Description
Freddy Frog is sitting on a stone in the middle of a lake. Suddenly he notices Fiona Frog who is sitting on another stone. He plans to visit her, but since the water is dirty and full of tourists' sunscreen, he wants to avoid swimming and instead reach her by jumping.
Unfortunately Fiona's stone is out of his jump range. Therefore Freddy considers to use other stones as intermediate stops and reach her by a sequence of several small jumps.
To execute a given sequence of jumps, a frog's jump range obviously must be at least as long as the longest jump occuring in the sequence.
The frog distance (humans also call it minimax distance) between two stones therefore is defined as the minimum necessary jump range over all possible paths between the two stones.
You are given the coordinates of Freddy's stone, Fiona's stone and all other stones in the lake.
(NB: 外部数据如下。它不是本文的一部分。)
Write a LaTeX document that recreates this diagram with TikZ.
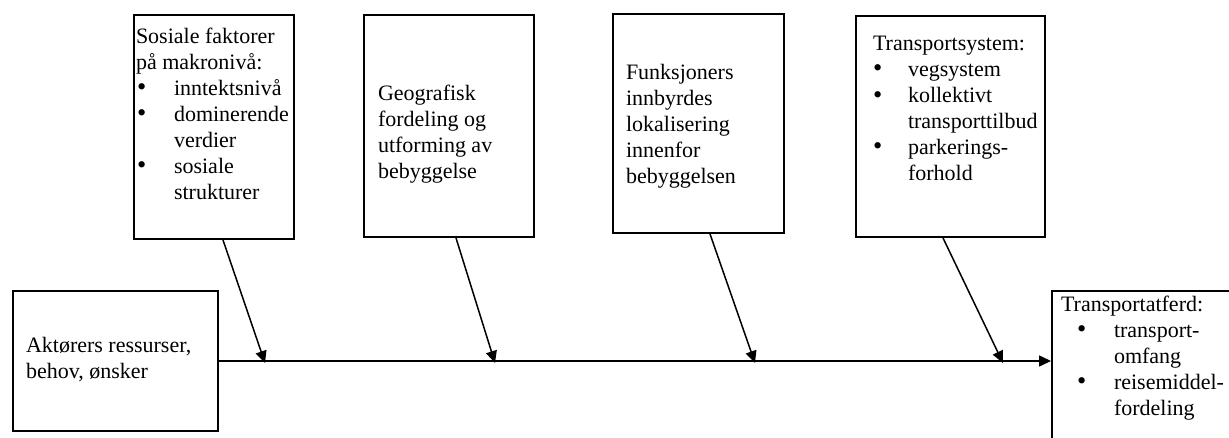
\documentclass[tikz,border=0pt]{standalone}
\usepackage{fontspec}
\setmainfont{Liberation Serif}
\usetikzlibrary{arrows.meta}

% kulepunkt: forskyvning av kula, innrykk for teksten
\newcommand{\punkt}[2]{\makebox[#2][l]{\hspace{#1}\scalebox{1.2}{\textbullet}}}
% innhold i en boks: bredde, hoyde, luft over, luft til venstre, tekst
\newcommand{\boksfelt}[5]{\parbox[c][#2][t]{#1}{\vspace*{#3}\raggedright\leftskip=#4\relax\strut#5\par}}

\begin{document}
\begin{tikzpicture}[x=0.5pt, y=-0.5pt,
  every node/.style={font=\fontsize{11}{13}\selectfont},
  boks/.style={draw, line width=1pt, inner sep=0pt, anchor=north west},
  pil/.style={line width=0.75pt, -{Triangle[length=6pt, width=5.5pt]}}]
  \clip (0,0) rectangle (1229,438);
  % de fire boksene oppe
  \node[boks] (b1) at (133,14) {\boksfelt{80pt}{112pt}{5.4pt}{1pt}{Sosiale faktorer\\på makronivå:\\
    \punkt{0.5pt}{19pt}inntektsnivå\\\punkt{0.5pt}{19pt}dominerende\\\hspace*{19pt}verdier\\
    \punkt{0.5pt}{19pt}sosiale\\\hspace*{19pt}strukturer}};
  \node[boks] (b2) at (363,14) {\boksfelt{85pt}{111pt}{33.9pt}{7pt}{Geografisk\\fordeling og\\utforming av\\bebyggelse}};
  \node[boks] (b3) at (612,13) {\boksfelt{85.5pt}{109.5pt}{23.9pt}{6.5pt}{Funksjoners\\innbyrdes\\lokalisering\\innenfor\\bebyggelsen}};
  \node[boks] (b4) at (855,15) {\boksfelt{94.5pt}{110.5pt}{8.4pt}{8.5pt}{Transportsystem:\\
    \punkt{0pt}{17.5pt}vegsystem\\\punkt{0pt}{17.5pt}kollektivt\\\hspace*{17.5pt}transporttilbud\\
    \punkt{0pt}{17.5pt}parkerings-\\\hspace*{17.5pt}forhold}};
  % aktørene til venstre, atferden til høyre
  \node[boks] (lb) at (12,290) {\boksfelt{102.5pt}{70pt}{21.4pt}{6.5pt}{Aktørers ressurser,\\behov, ønsker}};
  \node[boks] (rb) at (1051,290) {\boksfelt{100pt}{85pt}{0.9pt}{4.5pt}{Transportatferd:\\
    \punkt{8pt}{26.5pt}transport-\\\hspace*{26.5pt}omfang\\
    \punkt{8pt}{26.5pt}reisemiddel-\\\hspace*{26.5pt}fordeling}};
  % hovedlinja
  \draw[pil] (lb.east) -- (lb.east -| rb.west);
  % pilene ned på linja
  \coordinate (p1) at (265,363);
  \coordinate (p2) at (495,363);
  \coordinate (p3) at (755,363);
  \coordinate (p4) at (1003,363);
  \draw[pil] ([xshift=4.5pt]b1.south) -- (p1);
  \draw[pil] ([xshift=3.5pt]b2.south) -- (p2);
  \draw[pil] ([xshift=5.75pt]b3.south) -- (p3);
  \draw[pil] ([xshift=-3.75pt]b4.south) -- (p4);
\end{tikzpicture}
\end{document}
Your job is to compute the frog distance between Freddy's and Fiona's stone.
Input
The input will contain one or more test cases. The first line of each test case will contain the number of stones n (2<=n<=200). The next n lines each contain two integers xi,yi (0 <= xi,yi <= 1000) representing the coordinates of stone #i. Stone #1 is Freddy's stone, stone #2 is Fiona's stone, the other n-2 stones are unoccupied. There's a blank line following each test case. Input is terminated by a value of zero (0) for n.
Output
For each test case, print a line saying "Scenario #x" and a line saying "Frog Distance = y" where x is replaced by the test case number (they are numbered from 1) and y is replaced by the appropriate real number, printed to three decimals. Put a blank line after each test case, even after the last one.
Sample Input
2 0 0 3 4 3 17 4 19 4 18 5 0
Sample Output
Scenario #1 Frog Distance = 5.000 Scenario #2 Frog Distance = 1.414
题目大意:
给定n个点的坐标,构成一个无向图,求一条1~2的路径,使得该路径上的最大边权是所有1~2的路径中最大边权的最小值。
分析:
这题是最短路的变形,修改Dijkstra算法中dis数组的定义,在dis数组中保存从起始点到达当前点的所有路径中最大边权的最小值,并用当前点的dis和相邻边的最大值去更新相邻点的dis值。
具体解释见代码。
//#include <bits/stdc++.h>
#include <iostream>
#include <cstring>
#include <queue>
#include <map>
#include <cmath>
#include <vector>
#include <iomanip>
using namespace std;
const int maxn=205;
const int INF=0x3f3f3f3f;
int vis[maxn];
double dis[maxn],tm[maxn];
int head[maxn];
int ans;
int e,n;
struct node{
int u,v;
double w;
int next;
}edge[maxn*maxn];
void add(int u,int v,double w){//向邻接表中加边
edge[ans].u=u;
edge[ans].v=v;
edge[ans].w=w;
edge[ans].next=head[u];
head[u]=ans++;
}
struct dot{ //存储点的坐标
int x,y;
dot(){}
dot(int x,int y):x(x),y(y) {}
};
dot po[205];
struct point{ //定义优先队列中的节点
int id;
double val;
point(int id,double val):id(id),val(val) {}
bool operator <(const point &x)const{
return val>x.val;
}
};
void dijkstra(int s){
memset(vis,0,sizeof(vis));
for(int i=1; i<=n; i++){
dis[i]=INF;
}
priority_queue<point> q;
q.push(point(s,0));
vis[s]=1;
dis[s]=0;
while(!q.empty()){
int cur=q.top().id;
q.pop();
vis[cur]=1; //优先队列中最小的值不可能再被经过其他节点的路径更新
if(cur==2) return; //dis[2]算完即可退出;
for(int i=head[cur]; i!=-1; i=edge[i].next){
int id=edge[i].v;
if(!vis[id] && max(dis[cur],edge[i].w) < dis[id]){ //用当前点的dis和相邻边的最大值去更新相邻点的dis值
dis[id]=max(dis[cur],edge[i].w);
q.push(point(id,dis[id]));
}
}
}
}
int main(){
int cas=0;
while(scanf("%d",&n)!=EOF&&n){
cas++;
ans=0;
memset(head,-1,sizeof(head));
int tx,ty;
for(int i=1;i<=n;i++){
scanf("%d%d",&tx,&ty);
po[i]=dot(tx,ty);
}
//建图
for(int i=1;i<=n;i++){
for(int j=i+1;j<=n;j++){
double dist=sqrt((double)(po[i].x-po[j].x)*(po[i].x-po[j].x)+(po[i].y-po[j].y)*(po[i].y-po[j].y));
add(i,j,dist);
add(j,i,dist);
}
}
dijkstra(1);
printf("Scenario #%d\nFrog Distance = %.3f\n\n", cas, dis[2]); //注意要多输出一个空行
}
return 0;
}